The best financial investments are those with the lowest risk and those with an assured positive return. And if you were told that by investing in a slum you could increase the wealth of the slum, as well as reduce the poverty of the people living in the area, would you invest?
If we provide economic resources in a small neighborhood, we can increase the circulation of money in the area in such a way that we will improve the local economy of the neighborhood. We know that slums have few opportunities for improvement. However, the moment someone invests in them, they could be guaranteed to recover both economically and socially.
For example, Comunitaria invests in slums through a social currency that benefits local commerce. The money that circulates in a neighborhood is thanks to its local stores. If we increase the amount of money moved by the stores, the circulation of money in the neighborhood will increase, and with it its wealth.
Comunitaria promotes the local economy in the most disadvantaged neighborhoods.
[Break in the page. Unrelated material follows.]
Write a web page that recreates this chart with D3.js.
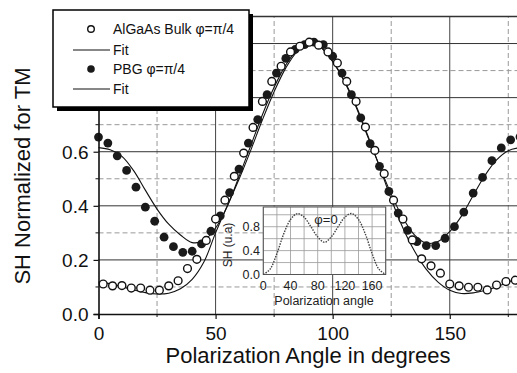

How do we do it? By investing in local commerce.
Comunitaria’s social currency, called ILLA, is currently circulating in the neighborhood of Los Pajaritos, Seville. This currency is used by the people of the neighborhood to buy fresh food in their nearby stores.
But, Comunitaria’s goal is not only to improve the neighborhood’s economy, Comunitaria wants to improve the quality of life of people living in disadvantaged areas, reduce their malnutrition with fresh food and promote local employment.